What’s so galling about this law, though, is how unprecedented and invasive it is. It harkens back to some of the worst eras of authoritarianism and paranoia in modern history, when citizens were encouraged by their governments to spy and snitch on their family members, friends and neighbours. It’s the kind of state-sponsored civilian surveillance we associate with the Stasi, China’s cultural revolution and Soviet Russia.
More acutely, it harkens back to dictator Nicolae Ceauşescu’s Romania. Ceauşescu banned both abortion and contraception, and engaged a broad network of secret police called the Securitate who, like Texas’s lawmakers, also relied on civilian informants to snitch on women who ended pregnancies or sought to prevent them.
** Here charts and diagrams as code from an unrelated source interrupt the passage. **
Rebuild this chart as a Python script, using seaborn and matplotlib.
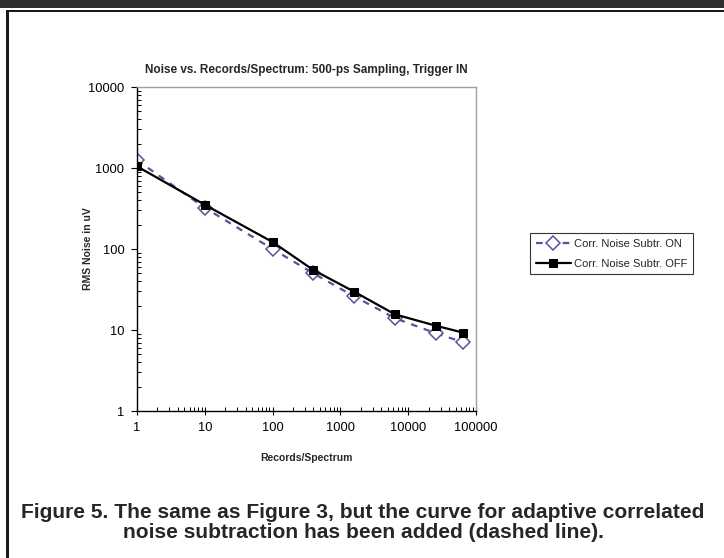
import numpy as np
import pandas as pd
import seaborn as sns
import matplotlib.pyplot as plt
from matplotlib.patches import Rectangle

# datos
records = [1, 10, 100, 400, 1600, 6400, 25600, 64000]
noise_on = [1250, 323, 100, 50, 26, 14, 9.1, 7.1]
noise_off = [1050, 352, 122, 55, 29.7, 15.6, 11.3, 9.3]

titulo = "Noise vs. Records/Spectrum: 500-ps Sampling, Trigger IN"
lbl_on = "Corr. Noise Subtr. ON"
lbl_off = "Corr. Noise Subtr. OFF"
caption = ("Figure 5. The same as Figure 3, but the curve for adaptive correlated\n"
           "noise subtraction has been added (dashed line).")

df = pd.DataFrame({"records": records, "on": noise_on, "off": noise_off})

sns.set_style("white")
plt.rcParams['font.family'] = ['Liberation Sans', 'DejaVu Sans']

fig = plt.figure(figsize=(7.24, 5.58), dpi=100)
ax = fig.add_axes([0.1892, 0.2634, 0.4683, 0.5806])

sns.lineplot(data=df, x="records", y="on", ax=ax, color="#55559a", linestyle=(0, (3, 3)),
             linewidth=1.6, marker="D", markersize=7, markerfacecolor="white",
             markeredgecolor="#55559a", markeredgewidth=1.1, label=lbl_on)
sns.lineplot(data=df, x="records", y="off", ax=ax, color="black", linestyle="-",
             linewidth=1.6, marker="s", markersize=5.5, markerfacecolor="black",
             markeredgecolor="black", label=lbl_off)

ax.set_xscale("log")
ax.set_yscale("log")
ax.set_xlim(1, 100000)
ax.set_ylim(1, 10000)
ax.set_xticks([1, 10, 100, 1000, 10000, 100000])
ax.set_xticklabels(["1", "10", "100", "1000", "10000", "100000"])
ax.set_yticks([1, 10, 100, 1000, 10000])
ax.set_yticklabels(["1", "10", "100", "1000", "10000"])
ax.minorticks_on()
ax.tick_params(axis="x", which="major", direction="inout", length=6, width=0.8,
               labelsize=9.3, colors="black", pad=5, bottom=True)
ax.tick_params(axis="y", which="major", direction="out", length=4, width=0.8,
               labelsize=9.3, colors="black", pad=5, left=True)
ax.tick_params(axis="both", which="minor", direction="in", length=3, width=0.7,
               colors="black", bottom=True, left=True)
ax.set_xlabel("")
ax.set_ylabel("")

for s in ["left", "bottom"]:
    ax.spines[s].set_color("black")
    ax.spines[s].set_linewidth(1.0)
for s in ["top", "right"]:
    ax.spines[s].set_color("#a0a0a0")
    ax.spines[s].set_linewidth(1.0)

leg = ax.legend(loc="upper left", bbox_to_anchor=(0.732, 0.582), bbox_transform=fig.transFigure,
                frameon=True, fancybox=False, fontsize=8, handlelength=3.2,
                borderpad=0.5, labelspacing=0.9, borderaxespad=0, handletextpad=0.3)
leg.get_frame().set_edgecolor("black")
leg.get_frame().set_linewidth(0.8)

fig.text(0.4227, 0.874, titulo, ha="center", va="center", fontsize=8.5, fontweight="bold")
fig.text(0.1215, 0.554, "RMS Noise in uV", ha="center", va="center", rotation=90,
         fontsize=7.5, fontweight="bold")
fig.text(0.4227, 0.179, "Records/Spectrum", ha="center", va="center", fontsize=7.5, fontweight="bold")
fig.text(0.5014, 0.0635, caption, ha="center", va="center", fontsize=15.1, fontweight="bold",
         linespacing=1.02)

# marco
fig.add_artist(Rectangle((0, 1 - 8 / 558), 1, 8 / 558, transform=fig.transFigure,
                         facecolor="#2e2e2e", edgecolor="none"))
fig.add_artist(Rectangle((6 / 724, 1 - 12 / 558), 1, 2.5 / 558, transform=fig.transFigure,
                         facecolor="#1a1a1a", edgecolor="none"))
fig.add_artist(Rectangle((6 / 724, 0), 2.5 / 724, 1 - 9.5 / 558, transform=fig.transFigure,
                         facecolor="#1a1a1a", edgecolor="none"))

fig.savefig("out.png", dpi=100)
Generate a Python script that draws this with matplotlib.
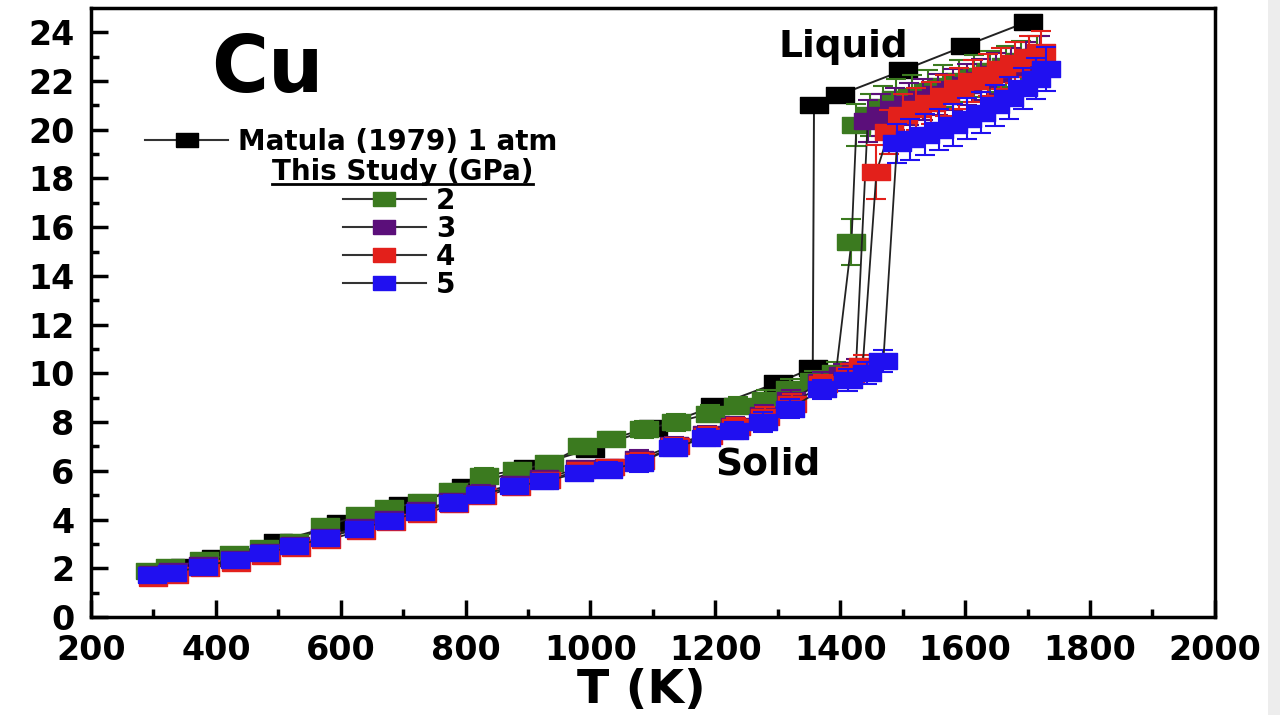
import matplotlib.pyplot as plt
from matplotlib.lines import Line2D
from matplotlib.patches import Rectangle

plt.rcParams['font.family'] = 'DejaVu Sans'
plt.rcParams['font.weight'] = 'bold'

# Matula (1979), 1 atm
T_matula = [300, 350, 400, 500, 600, 700, 800, 900, 1000, 1100, 1200, 1300, 1356,
            1358, 1400, 1500, 1600, 1700]
rho_matula = [1.72, 2.06, 2.41, 3.10, 3.84, 4.58, 5.33, 6.13, 6.90, 7.74, 8.66, 9.62, 10.22,
              21.03, 21.44, 22.43, 23.44, 24.43]

# this study, 2 GPa
T_2 = [294, 327, 381, 429, 477, 525, 575, 631, 678, 730, 779, 830, 882, 934, 986, 1033,
       1085, 1137, 1191, 1237, 1281, 1320, 1358, 1393, 1418, 1426, 1447, 1468, 1490, 1515,
       1540, 1565, 1590, 1615, 1640, 1665, 1690, 1715]
rho_2 = [1.90, 2.04, 2.34, 2.57, 2.84, 3.10, 3.72, 4.18, 4.46, 4.74, 5.18, 5.80, 6.02, 6.31,
         7.00, 7.31, 7.70, 8.00, 8.35, 8.67, 8.92, 9.36, 9.70, 10.00, 15.40, 20.20, 20.60,
         20.95, 21.25, 21.40, 21.60, 21.80, 22.00, 22.20, 22.40, 22.60, 22.80, 23.00]
err_2 = [0.2, 0.2, 0.2, 0.2, 0.2, 0.25, 0.25, 0.25, 0.25, 0.25, 0.3, 0.3, 0.3, 0.3, 0.3,
         0.3, 0.35, 0.35, 0.35, 0.35, 0.4, 0.4, 0.4, 0.45, 0.95, 0.85, 0.85, 0.85, 0.85,
         0.85, 0.85, 0.85, 0.85, 0.85, 0.85, 0.85, 0.85, 0.85]

# 3 GPa
T_3 = [299, 331, 380, 431, 478, 526, 575, 631, 678, 728, 780, 824, 879, 926, 983, 1029,
       1078, 1133, 1186, 1231, 1278, 1321, 1371, 1405, 1425, 1444, 1465, 1487, 1510, 1533,
       1556, 1580, 1603, 1626, 1650, 1673, 1697, 1720]
rho_3 = [1.78, 1.88, 2.12, 2.40, 2.68, 2.96, 3.30, 3.70, 4.02, 4.38, 4.76, 5.10, 5.45, 5.70,
         6.10, 6.14, 6.50, 7.05, 7.50, 7.85, 8.30, 8.90, 9.65, 9.95, 10.15, 20.35, 20.60,
         20.85, 21.05, 21.25, 21.45, 21.65, 21.85, 22.05, 22.30, 22.50, 22.75, 23.00]
err_3 = [0.2, 0.2, 0.2, 0.2, 0.2, 0.25, 0.25, 0.25, 0.25, 0.25, 0.3, 0.3, 0.3, 0.3, 0.3,
         0.3, 0.35, 0.35, 0.35, 0.35, 0.4, 0.4, 0.4, 0.45, 0.45, 0.85, 0.85, 0.85, 0.85,
         0.85, 0.85, 0.85, 0.85, 0.85, 0.85, 0.85, 0.85, 0.85]

# 4 GPa
T_4 = [300, 333, 382, 433, 480, 528, 577, 633, 680, 730, 782, 826, 881, 928, 985, 1031,
       1080, 1135, 1188, 1233, 1280, 1323, 1373, 1416, 1436, 1458, 1478, 1500, 1522, 1545,
       1568, 1590, 1613, 1636, 1658, 1680, 1702, 1722]
rho_4 = [1.62, 1.72, 2.00, 2.22, 2.52, 2.82, 3.15, 3.55, 3.90, 4.22, 4.62, 4.95, 5.32, 5.62,
         6.02, 6.15, 6.40, 7.00, 7.45, 7.80, 8.20, 8.75, 9.55, 9.95, 10.30, 18.26, 19.90,
         20.60, 20.85, 21.10, 21.40, 21.70, 22.00, 22.25, 22.50, 22.75, 23.00, 23.20]
err_4 = [0.2, 0.2, 0.2, 0.2, 0.2, 0.25, 0.25, 0.25, 0.25, 0.25, 0.3, 0.3, 0.3, 0.3, 0.3,
         0.3, 0.35, 0.35, 0.35, 0.35, 0.4, 0.4, 0.4, 0.45, 0.45, 1.1, 0.9, 0.85, 0.85,
         0.85, 0.85, 0.85, 0.85, 0.85, 0.85, 0.85, 0.85, 0.85]

# 5 GPa
T_5 = [297, 330, 379, 430, 477, 525, 574, 630, 677, 727, 779, 823, 878, 925, 982, 1028,
       1077, 1132, 1185, 1230, 1277, 1320, 1370, 1413, 1443, 1469, 1491, 1512, 1535, 1558,
       1580, 1603, 1625, 1648, 1670, 1692, 1713, 1730]
rho_5 = [1.73, 1.82, 2.07, 2.35, 2.62, 2.90, 3.24, 3.63, 3.95, 4.32, 4.69, 5.02, 5.36, 5.57,
         5.91, 6.05, 6.32, 6.94, 7.35, 7.65, 8.00, 8.55, 9.34, 9.71, 10.00, 10.50, 19.45,
         19.60, 19.80, 20.00, 20.20, 20.45, 20.70, 21.00, 21.30, 21.70, 22.10, 22.50]
err_5 = [0.2, 0.2, 0.2, 0.2, 0.2, 0.25, 0.25, 0.25, 0.25, 0.25, 0.3, 0.3, 0.3, 0.3, 0.3,
         0.3, 0.35, 0.35, 0.35, 0.35, 0.4, 0.4, 0.4, 0.45, 0.45, 0.45, 0.8, 0.85, 0.85,
         0.85, 0.85, 0.85, 0.85, 0.85, 0.85, 0.85, 0.85, 0.9]

labels = ['2', '3', '4', '5']
colors = ['#3b7a1f', '#5b0f7a', '#e3201b', '#2010f0']

# wide flat boxes, like the original
box = [(-1.6, -1), (1.6, -1), (1.6, 1), (-1.6, 1), (-1.6, -1)]

fig = plt.figure(figsize=(12.8, 7.15), dpi=100)
# light grey strip on the right edge of the original image
fig.add_artist(Rectangle((0.991, 0), 0.009, 1, transform=fig.transFigure,
                         facecolor='#ededed', edgecolor='none'))
ax = fig.add_axes([0.0711, 0.137, 0.878, 0.852])

ax.plot(T_matula, rho_matula, '-', color='#222222', lw=1.4, marker=box, ms=19.5,
        mfc='black', mec='black')

series = [(T_2, rho_2, err_2), (T_3, rho_3, err_3), (T_4, rho_4, err_4), (T_5, rho_5, err_5)]
for (T, rho, err), c in zip(series, colors):
    ax.errorbar(T, rho, yerr=err, fmt='none', ecolor=c, elinewidth=1.5, capsize=7, capthick=1.5)
    ax.plot(T, rho, '-', color='#222222', lw=1.3, marker=box, ms=19.5, mfc=c, mec=c)

ax.set_xlim(200, 2000)
ax.set_ylim(0, 25)
ax.set_xticks(range(200, 2001, 200))
ax.set_xticks(range(300, 2000, 200), minor=True)
ax.set_yticks(range(0, 25, 2))
ax.set_yticks(range(1, 25, 2), minor=True)
ax.tick_params(which='both', direction='in', width=2.5, labelsize=24, top=False, right=False)
ax.tick_params(which='major', length=12)
ax.tick_params(which='minor', length=6)
ax.tick_params(axis='x', which='major', pad=12)
ax.tick_params(axis='y', which='major', pad=12)
for s in ax.spines.values():
    s.set_linewidth(2.5)

fig.text(0.501, 0.034, 'T (K)', fontsize=34, ha='center', va='center')
ax.text(0.157, 0.898, 'Cu', fontsize=56, ha='center', va='center', transform=ax.transAxes)
ax.text(0.669, 0.936, 'Liquid', fontsize=27, ha='center', va='center', transform=ax.transAxes)
ax.text(0.602, 0.250, 'Solid', fontsize=27, ha='center', va='center', transform=ax.transAxes)

# legends
h_m = Line2D([], [], color='#333333', lw=1.5, marker=box, ms=16, mfc='black', mec='black')
leg1 = ax.legend([h_m], ['Matula (1979) 1 atm'], loc='center left', bbox_to_anchor=(0.048, 0.78),
                 frameon=False, fontsize=20, handlelength=3.0, handletextpad=0.35,
                 borderpad=0, borderaxespad=0)
ax.add_artist(leg1)

handles = [Line2D([], [], color='#333333', lw=1.5, marker=box, ms=16, mfc=c, mec=c)
           for c in colors]
ax.legend(handles, labels, loc='upper left', bbox_to_anchor=(0.224, 0.706), frameon=False,
          fontsize=20, handlelength=3.0, handletextpad=0.35, labelspacing=0,
          borderpad=0, borderaxespad=0)

title = ax.text(0.161, 0.731, 'This Study (GPa)', fontsize=20, ha='left', va='center',
                transform=ax.transAxes)
fig.canvas.draw()
bb = title.get_window_extent()
inv = fig.transFigure.inverted()
(x0, y0), (x1, _) = inv.transform([[bb.x0, bb.y0], [bb.x1, bb.y0]])
fig.add_artist(Line2D([x0, x1], [y0 + 0.002, y0 + 0.002], color='black', lw=2,
                      transform=fig.transFigure))

fig.savefig('out.png', dpi=100)
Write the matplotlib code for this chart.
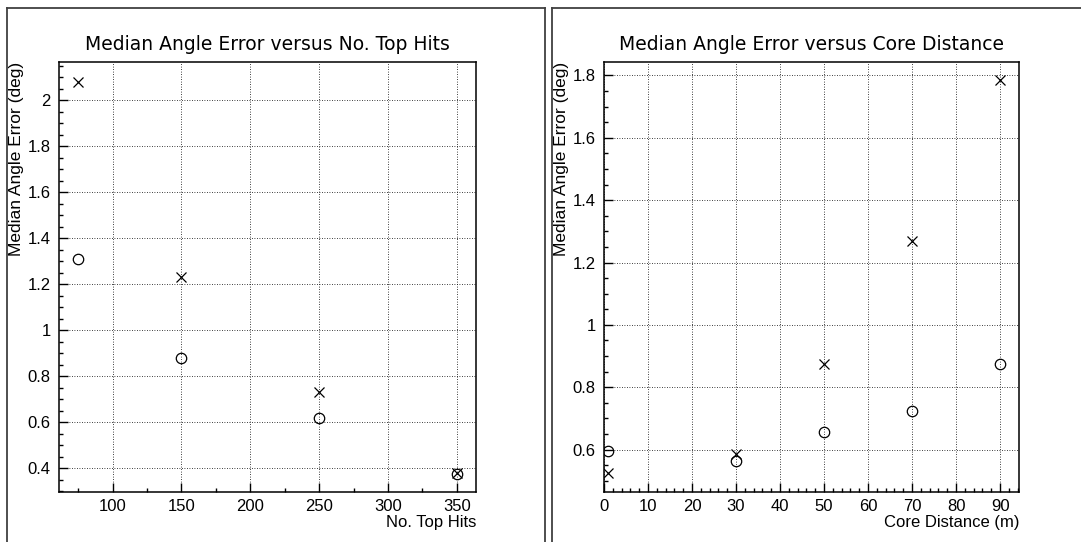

Doctors went to jail. Women were forced into humiliating and invasive gynaecological examinations every three months, just to make sure they were obeying the law. If these examiners found evidence of a pregnancy, it was noted down — and if she didn’t give birth in the expected period, she could be prosecuted. By the 1980s, Romania’s orphanages were overflowing with malnourished, neglected and abused children. But Texas’s conservative lawmakers appear to view it as an aspiration.